SB 1360 would have prevented Florida judges from enforcing Islamic law, also known as shariah law, as well as laws from other nations. The bill passed the house by a 92-94 margin but died in the Senate.
Perhaps ironically, the bill was opposed and lobbied against by both the Council on American Islam Relations and the Anti-Defamation League (ADL), whose mission is to stop the defamation of the Jewish people. In fact, ADL director Abraham Foxman argued that the bill’s passage would have been “harmful to the religious freedom of all Floridians, including observant Jews.”
“The defeated law and others proposed by several state legislators are meant to make it clear that disputes heard in religious alternative courts must not contradict or interfere with the administration, application, or exercise of state and federal constitutional law, and either party has the right to immediate redress in the civil secular court system for enforcement of those rights. These proposed legal guidelines do not prohibit the use of other religious laws—only sharia law,” JanSuzanne Krasner wrote in the American Thinker.
But should shariah law be allowed in America?
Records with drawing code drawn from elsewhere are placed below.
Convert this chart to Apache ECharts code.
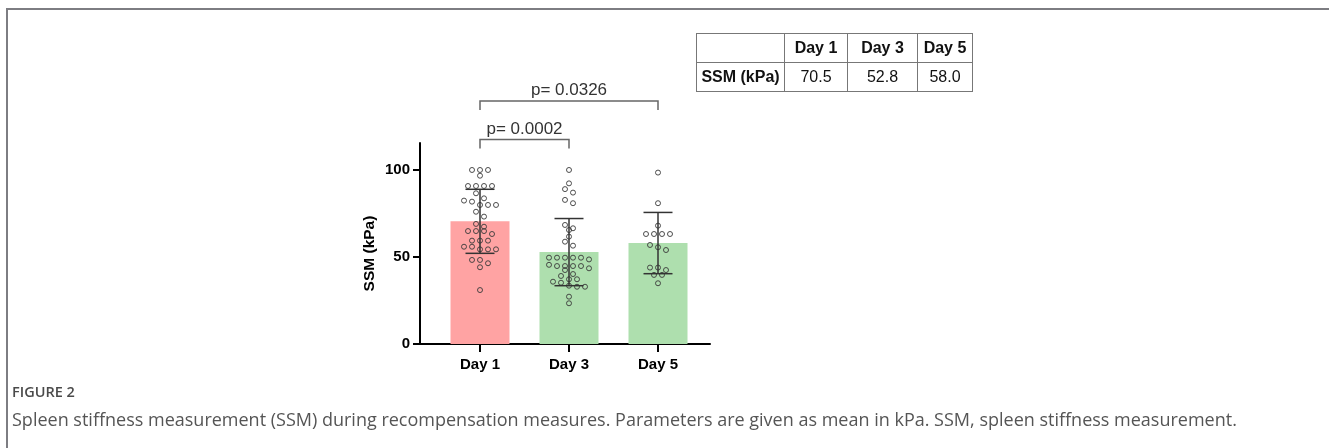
<!DOCTYPE html>
<html><head><meta charset="utf-8">
<script src="https://cdn.jsdelivr.net/npm/echarts@6/dist/echarts.min.js"></script>
<style>
html,body{margin:0;padding:0;background:#fff;width:1329px;height:448px;overflow:hidden;position:relative;font-family:"Liberation Sans",Arial,sans-serif}
#frame{position:absolute;left:6px;top:8px;right:0;bottom:0;border-left:2px solid #7d7d82;border-top:2px solid #7d7d82}
#chart{position:absolute;left:0;top:0;width:1329px;height:448px}
#tbl{position:absolute;left:696px;top:33px;border-collapse:collapse;font-size:16px;color:#111;font-family:"Liberation Sans",Arial,sans-serif}
#tbl td{border:1px solid #777;height:28px;text-align:center;padding:0}
#fig{position:absolute;left:12px;top:382px;font-family:"Open Sans",sans-serif;font-weight:600;font-size:14.5px;color:#4a4a4a}
#cap{position:absolute;left:12px;top:407px;font-family:"Open Sans",sans-serif;font-size:18px;color:#555;white-space:nowrap}
</style></head>
<body>
<div id="frame"></div>
<div id="chart"></div>
<table id="tbl"><tr id="hdr"></tr><tr id="row"></tr></table>
<div id="fig">FIGURE 2</div>
<div id="cap">Spleen stiffness measurement (SSM) during recompensation measures. Parameters are given as mean in kPa. SSM, spleen stiffness measurement.</div>
<script>
// ---- data ----
const categories = ['Day 1', 'Day 3', 'Day 5'];
const means = [70.5, 52.8, 58.0];
const sds = [18.4, 19.3, 17.6];
const day1 = [100, 100, 100, 96.7, 90.8, 90.8, 90.8, 90.8, 86.6, 83.7, 82.4, 81.8, 79.9, 79.9, 79.9, 76, 73.2, 69, 67.4, 64.9, 64.9, 64.9, 63.2, 59.4, 59.4, 59.4, 55.9, 55.9, 54.4, 54.4, 54.4, 48.3, 48.3, 46.4, 44.1, 31];
const day3 = [100, 92.3, 89, 87, 82.8, 80.9, 68.4, 66.5, 65.5, 61.7, 58.8, 56.5, 49.6, 49.6, 49.6, 49.6, 49.6, 48.6, 45.5, 44.8, 44.8, 44.8, 44.8, 43.5, 42.5, 40.2, 39.1, 37.2, 37.2, 35.8, 35.2, 33.5, 32.9, 32.9, 27.2, 23.4];
const day5 = [98.5, 80.9, 68, 63.2, 63.2, 63.2, 63.2, 56.9, 55.6, 54, 43.9, 43.9, 42.5, 39.7, 39.7, 34.9];
const yTicks = [0, 50, 100];
const comparisons = [[0, 1], [0, 2]];
const pLabels = ['p= 0.0002', 'p= 0.0326'];
const tableRowLabel = 'SSM (kPa)';

// ---- table ----
const colW = [87, 62, 69, 54];
const hdr = document.getElementById('hdr'), row = document.getElementById('row');
hdr.innerHTML = '<td style="width:' + colW[0] + 'px"></td>' + categories.map((c, i) => '<td style="width:' + colW[i + 1] + 'px;font-weight:bold">' + c + '</td>').join('');
row.innerHTML = '<td style="font-weight:bold">' + tableRowLabel + '</td>' + means.map(m => '<td>' + m.toFixed(1) + '</td>').join('');

// ---- beeswarm layout ----
function swarm(vals, bin) {
  const s = [...vals].sort((a, b) => b - a);
  const rows = []; let cur = null;
  s.forEach(v => { if (!cur || cur.start - v > bin) { cur = { start: v, items: [] }; rows.push(cur); } cur.items.push(v); });
  const out = [];
  rows.forEach(r => { const n = r.items.length; r.items.forEach((v, i) => out.push([v, i - (n - 1) / 2])); });
  return out;
}
const groups = [day1, day3, day5];
const dots = [];
groups.forEach((g, gi) => swarm(g, 2.9).forEach(([v, k]) => dots.push([gi, v, k])));

const barColors = ['#FFA3A3', '#AEDFAE', '#AEDFAE'];
const YMAX = 115.5;
const font = '"Liberation Sans", Arial, sans-serif';
const gridTop = 143, gridH = 201;

const chart = echarts.init(document.getElementById('chart'), null, { renderer: 'canvas' });
chart.setOption({
  animation: false,
  grid: [
    { left: 435.5, width: 267, top: gridTop, height: gridH },
    { left: 420, width: 290, top: gridTop, height: gridH }
  ],
  xAxis: [
    { gridIndex: 0, type: 'category', data: categories, boundaryGap: true,
      axisLine: { show: false },
      axisTick: { show: true, alignWithLabel: true, length: 8, lineStyle: { color: '#000', width: 2 } },
      axisLabel: { color: '#000', fontWeight: 'bold', fontSize: 15, fontFamily: font, margin: 13 } },
    { gridIndex: 1, type: 'value', min: 0, max: 1,
      axisLine: { show: true, lineStyle: { color: '#000', width: 2 } },
      axisTick: { show: false }, axisLabel: { show: false }, splitLine: { show: false } }
  ],
  yAxis: [
    { gridIndex: 0, type: 'value', min: 0, max: YMAX, show: false, splitLine: { show: false } },
    { gridIndex: 1, type: 'value', min: 0, max: YMAX,
      name: 'SSM (kPa)', nameLocation: 'middle', nameGap: 42,
      nameTextStyle: { color: '#000', fontWeight: 'bold', fontSize: 15.5, fontFamily: font, padding: [0, 20, 0, 0] },
      axisLine: { show: true, lineStyle: { color: '#000', width: 2 } },
      axisTick: { show: true, length: 7, customValues: yTicks, lineStyle: { color: '#000', width: 2 } },
      axisLabel: { color: '#000', fontWeight: 'bold', fontSize: 15, fontFamily: font, margin: 10, customValues: yTicks },
      splitLine: { show: false } }
  ],
  series: [
    { type: 'bar', xAxisIndex: 0, yAxisIndex: 0, barWidth: 59, z: 2,
      data: means.map((m, i) => ({ value: m, itemStyle: { color: barColors[i] } })) },
    { type: 'custom', xAxisIndex: 0, yAxisIndex: 0, data: dots, clip: false, z: 5,
      renderItem: (p, api) => {
        const c = api.coord([api.value(0), api.value(1)]);
        return { type: 'circle', shape: { cx: c[0] + api.value(2) * 8, cy: c[1], r: 2.5 },
          style: { fill: 'none', stroke: '#3a3a3a', lineWidth: 0.9 } };
      } },
    { type: 'custom', xAxisIndex: 0, yAxisIndex: 0, clip: false, z: 6,
      data: means.map((m, i) => [i, m, sds[i]]),
      renderItem: (p, api) => {
        const x = api.value(0), m = api.value(1), s = api.value(2);
        const top = api.coord([x, m + s]), bot = api.coord([x, m - s]);
        const st = { stroke: '#333', lineWidth: 1.5 };
        return { type: 'group', children: [
          { type: 'line', shape: { x1: top[0], y1: top[1], x2: bot[0], y2: bot[1] }, style: st },
          { type: 'line', shape: { x1: top[0] - 14.5, y1: top[1], x2: top[0] + 14.5, y2: top[1] }, style: st },
          { type: 'line', shape: { x1: bot[0] - 14.5, y1: bot[1], x2: bot[0] + 14.5, y2: bot[1] }, style: st }
        ] };
      } },
    { type: 'custom', xAxisIndex: 0, yAxisIndex: 0, clip: false, z: 6,
      data: comparisons.map((c, i) => [c[0], c[1], i]),
      renderItem: (p, api) => {
        const a = api.coord([api.value(0), 0]), b = api.coord([api.value(1), 0]);
        const i = api.value(2);
        const yl = i === 0 ? gridTop - 3.5 : gridTop - 42;
        const st = { stroke: '#666', lineWidth: 1.5 };
        return { type: 'group', children: [
          { type: 'polyline', shape: { points: [[a[0], yl + 9], [a[0], yl], [b[0], yl], [b[0], yl + 9]] }, style: Object.assign({ fill: null }, st) },
          { type: 'text', style: { text: pLabels[i], x: (a[0] + b[0]) / 2, y: yl - 2, align: 'center', verticalAlign: 'bottom',
            font: '17px ' + font, fill: '#333' } }
        ] };
      } }
  ]
});
</script>
</body></html>
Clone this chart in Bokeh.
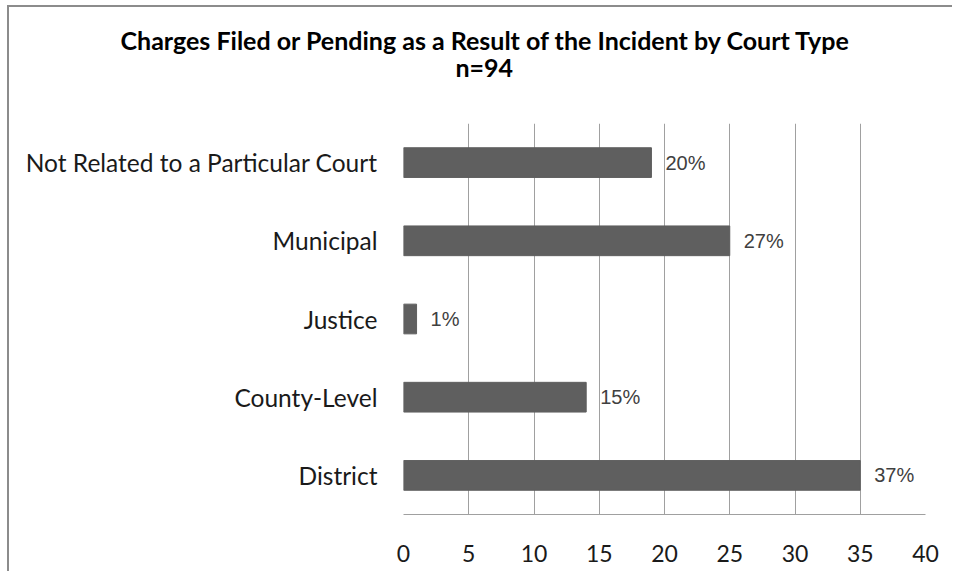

Should the punishment for crime be public caning and flogging—and even beheading? How about stoning or amputation of a head or foot for stealing? Crucifying and hanging for blasphemy? Killing in the name of family honor?
“The evidence of extreme female and child subjugation in Islamic shariah law should be enough to justify strong American non-partisan support in favor of banning shariah courts without jeopardizing the other religious courts' status,” Krasner wrote. “Those religious leaders fearing that Halakhah or Canon laws are threatened by banning shariah law need only to take a look at the inherent unconstitutionality of shariah laws before condemning the proposed legislation.”